To be done
Retype exactly the lines from the first one through the line with "raices_letter_y = [24.3, 23.45, 25.2]", including both ends; skip any pictures.

Data provided

━━━━━━━━

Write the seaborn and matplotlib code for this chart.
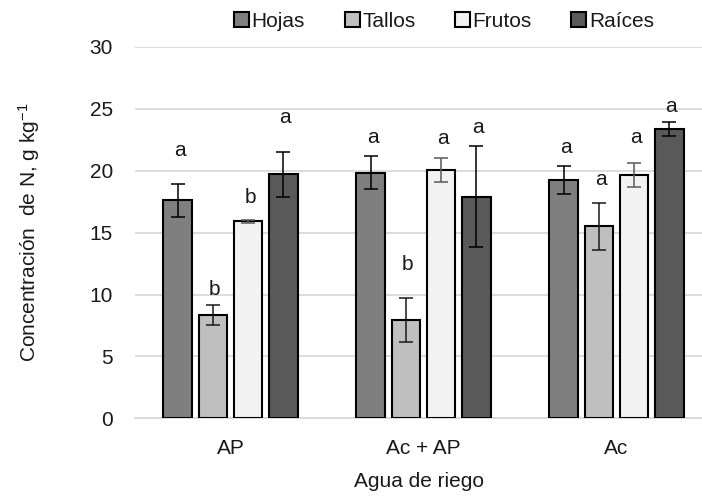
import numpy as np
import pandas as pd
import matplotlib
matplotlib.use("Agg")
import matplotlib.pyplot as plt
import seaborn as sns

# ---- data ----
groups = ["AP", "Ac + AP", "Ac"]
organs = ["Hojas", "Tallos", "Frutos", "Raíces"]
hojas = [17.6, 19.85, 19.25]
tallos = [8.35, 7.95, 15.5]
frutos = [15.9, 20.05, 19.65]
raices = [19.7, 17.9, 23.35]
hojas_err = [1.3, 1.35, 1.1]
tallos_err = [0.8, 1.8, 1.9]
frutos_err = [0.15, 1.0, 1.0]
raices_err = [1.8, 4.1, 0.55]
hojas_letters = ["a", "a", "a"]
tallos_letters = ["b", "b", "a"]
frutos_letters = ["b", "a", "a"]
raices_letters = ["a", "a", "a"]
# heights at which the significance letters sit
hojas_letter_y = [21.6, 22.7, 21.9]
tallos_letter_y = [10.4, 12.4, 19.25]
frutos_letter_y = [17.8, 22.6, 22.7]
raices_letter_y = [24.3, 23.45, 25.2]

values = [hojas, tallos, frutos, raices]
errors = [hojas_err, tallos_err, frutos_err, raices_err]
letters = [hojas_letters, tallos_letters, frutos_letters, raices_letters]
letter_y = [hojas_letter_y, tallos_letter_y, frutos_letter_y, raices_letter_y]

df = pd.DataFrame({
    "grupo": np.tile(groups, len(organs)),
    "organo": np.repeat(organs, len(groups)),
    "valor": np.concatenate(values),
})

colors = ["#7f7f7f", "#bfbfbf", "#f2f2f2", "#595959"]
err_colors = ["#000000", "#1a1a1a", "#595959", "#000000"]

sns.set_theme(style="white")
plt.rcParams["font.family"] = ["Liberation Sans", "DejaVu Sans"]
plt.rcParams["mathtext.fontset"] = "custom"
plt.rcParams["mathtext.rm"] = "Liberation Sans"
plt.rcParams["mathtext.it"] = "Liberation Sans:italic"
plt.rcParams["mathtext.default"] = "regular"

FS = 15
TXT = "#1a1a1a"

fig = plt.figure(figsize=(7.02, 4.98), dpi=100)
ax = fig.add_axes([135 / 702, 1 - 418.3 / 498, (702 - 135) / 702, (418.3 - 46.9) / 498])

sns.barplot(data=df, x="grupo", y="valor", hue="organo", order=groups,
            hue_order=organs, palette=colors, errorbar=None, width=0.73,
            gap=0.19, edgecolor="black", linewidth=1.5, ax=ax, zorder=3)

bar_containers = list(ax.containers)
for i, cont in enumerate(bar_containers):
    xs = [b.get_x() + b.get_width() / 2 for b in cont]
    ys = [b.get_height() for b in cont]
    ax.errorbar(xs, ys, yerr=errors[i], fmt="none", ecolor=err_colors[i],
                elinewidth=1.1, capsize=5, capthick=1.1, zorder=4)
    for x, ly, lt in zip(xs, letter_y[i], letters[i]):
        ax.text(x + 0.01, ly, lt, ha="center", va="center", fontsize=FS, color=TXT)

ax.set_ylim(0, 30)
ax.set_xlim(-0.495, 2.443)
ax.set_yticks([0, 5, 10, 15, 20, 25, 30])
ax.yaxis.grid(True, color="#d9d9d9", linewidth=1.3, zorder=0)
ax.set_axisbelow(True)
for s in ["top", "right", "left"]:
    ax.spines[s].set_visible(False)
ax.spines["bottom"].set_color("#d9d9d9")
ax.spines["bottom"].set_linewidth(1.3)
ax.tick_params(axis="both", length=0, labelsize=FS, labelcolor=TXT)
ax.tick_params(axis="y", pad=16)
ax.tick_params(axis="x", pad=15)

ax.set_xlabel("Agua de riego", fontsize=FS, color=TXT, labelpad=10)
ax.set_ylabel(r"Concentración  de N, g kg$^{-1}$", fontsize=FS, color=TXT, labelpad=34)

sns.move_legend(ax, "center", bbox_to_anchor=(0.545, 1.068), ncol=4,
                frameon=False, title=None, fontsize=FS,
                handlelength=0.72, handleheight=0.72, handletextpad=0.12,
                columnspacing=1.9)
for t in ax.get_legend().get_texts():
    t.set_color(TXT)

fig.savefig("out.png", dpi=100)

━━━━━━━━

Result for this exercise
Write the seaborn and matplotlib code for this chart.
import numpy as np
import pandas as pd
import matplotlib
matplotlib.use("Agg")
import matplotlib.pyplot as plt
import seaborn as sns

# ---- data ----
groups = ["AP", "Ac + AP", "Ac"]
organs = ["Hojas", "Tallos", "Frutos", "Raíces"]
hojas = [17.6, 19.85, 19.25]
tallos = [8.35, 7.95, 15.5]
frutos = [15.9, 20.05, 19.65]
raices = [19.7, 17.9, 23.35]
hojas_err = [1.3, 1.35, 1.1]
tallos_err = [0.8, 1.8, 1.9]
frutos_err = [0.15, 1.0, 1.0]
raices_err = [1.8, 4.1, 0.55]
hojas_letters = ["a", "a", "a"]
tallos_letters = ["b", "b", "a"]
frutos_letters = ["b", "a", "a"]
raices_letters = ["a", "a", "a"]
# heights at which the significance letters sit
hojas_letter_y = [21.6, 22.7, 21.9]
tallos_letter_y = [10.4, 12.4, 19.25]
frutos_letter_y = [17.8, 22.6, 22.7]
raices_letter_y = [24.3, 23.45, 25.2]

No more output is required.